Start of DATA BLOCK

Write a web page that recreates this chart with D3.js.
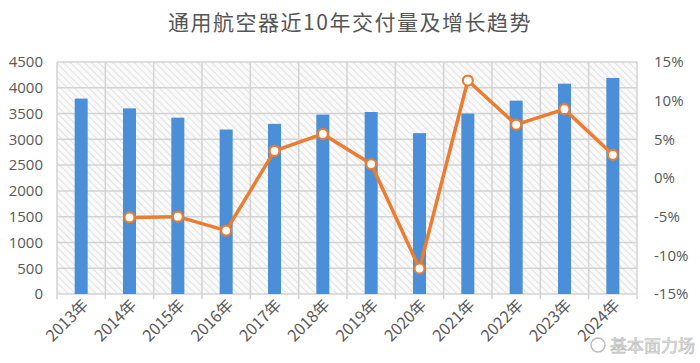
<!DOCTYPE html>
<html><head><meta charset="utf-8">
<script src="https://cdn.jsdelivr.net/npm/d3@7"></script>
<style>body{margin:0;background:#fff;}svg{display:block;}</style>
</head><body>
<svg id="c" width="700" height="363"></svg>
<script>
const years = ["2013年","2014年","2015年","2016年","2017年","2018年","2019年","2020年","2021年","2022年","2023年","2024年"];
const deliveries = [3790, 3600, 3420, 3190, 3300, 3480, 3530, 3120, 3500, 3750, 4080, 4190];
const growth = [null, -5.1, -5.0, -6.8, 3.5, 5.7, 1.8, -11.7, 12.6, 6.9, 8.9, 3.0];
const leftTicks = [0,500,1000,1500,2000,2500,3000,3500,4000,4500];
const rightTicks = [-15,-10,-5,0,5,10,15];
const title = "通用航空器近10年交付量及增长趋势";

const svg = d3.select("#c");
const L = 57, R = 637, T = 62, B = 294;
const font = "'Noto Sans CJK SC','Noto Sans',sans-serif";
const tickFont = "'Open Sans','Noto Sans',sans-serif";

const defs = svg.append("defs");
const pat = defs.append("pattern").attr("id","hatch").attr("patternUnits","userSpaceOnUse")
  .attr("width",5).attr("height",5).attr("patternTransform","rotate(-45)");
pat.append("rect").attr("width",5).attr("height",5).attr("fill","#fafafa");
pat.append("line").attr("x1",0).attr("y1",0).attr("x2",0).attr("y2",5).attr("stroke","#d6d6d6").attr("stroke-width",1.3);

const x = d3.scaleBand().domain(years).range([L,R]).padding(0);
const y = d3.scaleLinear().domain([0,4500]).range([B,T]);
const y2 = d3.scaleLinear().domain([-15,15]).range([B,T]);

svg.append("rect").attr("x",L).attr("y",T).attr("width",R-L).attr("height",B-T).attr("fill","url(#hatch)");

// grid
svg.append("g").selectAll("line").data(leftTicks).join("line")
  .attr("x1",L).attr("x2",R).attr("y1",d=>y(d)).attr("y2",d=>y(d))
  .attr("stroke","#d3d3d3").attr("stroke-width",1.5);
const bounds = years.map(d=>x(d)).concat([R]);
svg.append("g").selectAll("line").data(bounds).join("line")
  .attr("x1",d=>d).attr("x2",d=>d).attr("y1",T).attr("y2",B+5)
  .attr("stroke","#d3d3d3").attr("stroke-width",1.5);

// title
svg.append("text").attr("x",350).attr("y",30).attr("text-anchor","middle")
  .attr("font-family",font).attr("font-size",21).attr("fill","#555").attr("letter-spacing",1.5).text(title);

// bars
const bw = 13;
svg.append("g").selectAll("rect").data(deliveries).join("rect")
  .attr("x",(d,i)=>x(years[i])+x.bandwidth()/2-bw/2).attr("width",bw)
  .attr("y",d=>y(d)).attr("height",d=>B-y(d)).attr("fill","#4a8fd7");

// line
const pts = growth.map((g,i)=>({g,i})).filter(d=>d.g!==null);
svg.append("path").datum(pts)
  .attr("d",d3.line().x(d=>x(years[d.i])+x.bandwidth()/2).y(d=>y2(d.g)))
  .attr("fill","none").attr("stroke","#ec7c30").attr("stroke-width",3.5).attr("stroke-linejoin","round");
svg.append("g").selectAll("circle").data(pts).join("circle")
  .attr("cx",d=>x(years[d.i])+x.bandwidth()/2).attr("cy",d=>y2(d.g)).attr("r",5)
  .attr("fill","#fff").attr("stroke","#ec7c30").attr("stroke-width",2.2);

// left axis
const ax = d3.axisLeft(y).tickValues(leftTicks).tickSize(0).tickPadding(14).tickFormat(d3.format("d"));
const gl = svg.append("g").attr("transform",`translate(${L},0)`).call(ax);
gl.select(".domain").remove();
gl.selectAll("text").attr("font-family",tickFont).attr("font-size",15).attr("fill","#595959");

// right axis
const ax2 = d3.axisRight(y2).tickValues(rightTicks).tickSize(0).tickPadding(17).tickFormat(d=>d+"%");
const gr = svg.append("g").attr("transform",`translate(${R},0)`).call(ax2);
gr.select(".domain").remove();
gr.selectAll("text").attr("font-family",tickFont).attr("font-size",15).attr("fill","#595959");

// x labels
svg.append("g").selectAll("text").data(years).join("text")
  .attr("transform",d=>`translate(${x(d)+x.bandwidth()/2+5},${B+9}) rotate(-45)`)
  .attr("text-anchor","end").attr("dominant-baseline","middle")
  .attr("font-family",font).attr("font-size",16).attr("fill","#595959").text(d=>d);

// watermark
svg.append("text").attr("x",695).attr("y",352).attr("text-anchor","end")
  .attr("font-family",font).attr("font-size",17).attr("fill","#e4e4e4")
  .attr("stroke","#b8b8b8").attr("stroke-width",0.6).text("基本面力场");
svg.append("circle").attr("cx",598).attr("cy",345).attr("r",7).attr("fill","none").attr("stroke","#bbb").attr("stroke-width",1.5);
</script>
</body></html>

End of DATA BLOCK

## [PROBLEM]
Copy the data word for word. Pictures do not go in the copy.

## [COMPLETED TASK]
Write a web page that recreates this chart with D3.js.
<!DOCTYPE html>
<html><head><meta charset="utf-8">
<script src="https://cdn.jsdelivr.net/npm/d3@7"></script>
<style>body{margin:0;background:#fff;}svg{display:block;}</style>
</head><body>
<svg id="c" width="700" height="363"></svg>
<script>
const years = ["2013年","2014年","2015年","2016年","2017年","2018年","2019年","2020年","2021年","2022年","2023年","2024年"];
const deliveries = [3790, 3600, 3420, 3190, 3300, 3480, 3530, 3120, 3500, 3750, 4080, 4190];
const growth = [null, -5.1, -5.0, -6.8, 3.5, 5.7, 1.8, -11.7, 12.6, 6.9, 8.9, 3.0];
const leftTicks = [0,500,1000,1500,2000,2500,3000,3500,4000,4500];
const rightTicks = [-15,-10,-5,0,5,10,15];
const title = "通用航空器近10年交付量及增长趋势";

const svg = d3.select("#c");
const L = 57, R = 637, T = 62, B = 294;
const font = "'Noto Sans CJK SC','Noto Sans',sans-serif";
const tickFont = "'Open Sans','Noto Sans',sans-serif";

const defs = svg.append("defs");
const pat = defs.append("pattern").attr("id","hatch").attr("patternUnits","userSpaceOnUse")
  .attr("width",5).attr("height",5).attr("patternTransform","rotate(-45)");
pat.append("rect").attr("width",5).attr("height",5).attr("fill","#fafafa");
pat.append("line").attr("x1",0).attr("y1",0).attr("x2",0).attr("y2",5).attr("stroke","#d6d6d6").attr("stroke-width",1.3);

const x = d3.scaleBand().domain(years).range([L,R]).padding(0);
const y = d3.scaleLinear().domain([0,4500]).range([B,T]);
const y2 = d3.scaleLinear().domain([-15,15]).range([B,T]);

svg.append("rect").attr("x",L).attr("y",T).attr("width",R-L).attr("height",B-T).attr("fill","url(#hatch)");

// grid
svg.append("g").selectAll("line").data(leftTicks).join("line")
  .attr("x1",L).attr("x2",R).attr("y1",d=>y(d)).attr("y2",d=>y(d))
  .attr("stroke","#d3d3d3").attr("stroke-width",1.5);
const bounds = years.map(d=>x(d)).concat([R]);
svg.append("g").selectAll("line").data(bounds).join("line")
  .attr("x1",d=>d).attr("x2",d=>d).attr("y1",T).attr("y2",B+5)
  .attr("stroke","#d3d3d3").attr("stroke-width",1.5);

// title
svg.append("text").attr("x",350).attr("y",30).attr("text-anchor","middle")
  .attr("font-family",font).attr("font-size",21).attr("fill","#555").attr("letter-spacing",1.5).text(title);

// bars
const bw = 13;
svg.append("g").selectAll("rect").data(deliveries).join("rect")
  .attr("x",(d,i)=>x(years[i])+x.bandwidth()/2-bw/2).attr("width",bw)
  .attr("y",d=>y(d)).attr("height",d=>B-y(d)).attr("fill","#4a8fd7");

// line
const pts = growth.map((g,i)=>({g,i})).filter(d=>d.g!==null);
svg.append("path").datum(pts)
  .attr("d",d3.line().x(d=>x(years[d.i])+x.bandwidth()/2).y(d=>y2(d.g)))
  .attr("fill","none").attr("stroke","#ec7c30").attr("stroke-width",3.5).attr("stroke-linejoin","round");
svg.append("g").selectAll("circle").data(pts).join("circle")
  .attr("cx",d=>x(years[d.i])+x.bandwidth()/2).attr("cy",d=>y2(d.g)).attr("r",5)
  .attr("fill","#fff").attr("stroke","#ec7c30").attr("stroke-width",2.2);

// left axis
const ax = d3.axisLeft(y).tickValues(leftTicks).tickSize(0).tickPadding(14).tickFormat(d3.format("d"));
const gl = svg.append("g").attr("transform",`translate(${L},0)`).call(ax);
gl.select(".domain").remove();
gl.selectAll("text").attr("font-family",tickFont).attr("font-size",15).attr("fill","#595959");

// right axis
const ax2 = d3.axisRight(y2).tickValues(rightTicks).tickSize(0).tickPadding(17).tickFormat(d=>d+"%");
const gr = svg.append("g").attr("transform",`translate(${R},0)`).call(ax2);
gr.select(".domain").remove();
gr.selectAll("text").attr("font-family",tickFont).attr("font-size",15).attr("fill","#595959");

// x labels
svg.append("g").selectAll("text").data(years).join("text")
  .attr("transform",d=>`translate(${x(d)+x.bandwidth()/2+5},${B+9}) rotate(-45)`)
  .attr("text-anchor","end").attr("dominant-baseline","middle")
  .attr("font-family",font).attr("font-size",16).attr("fill","#595959").text(d=>d);

// watermark
svg.append("text").attr("x",695).attr("y",352).attr("text-anchor","end")
  .attr("font-family",font).attr("font-size",17).attr("fill","#e4e4e4")
  .attr("stroke","#b8b8b8").attr("stroke-width",0.6).text("基本面力场");
svg.append("circle").attr("cx",598).attr("cy",345).attr("r",7).attr("fill","none").attr("stroke","#bbb").attr("stroke-width",1.5);
</script>
</body></html>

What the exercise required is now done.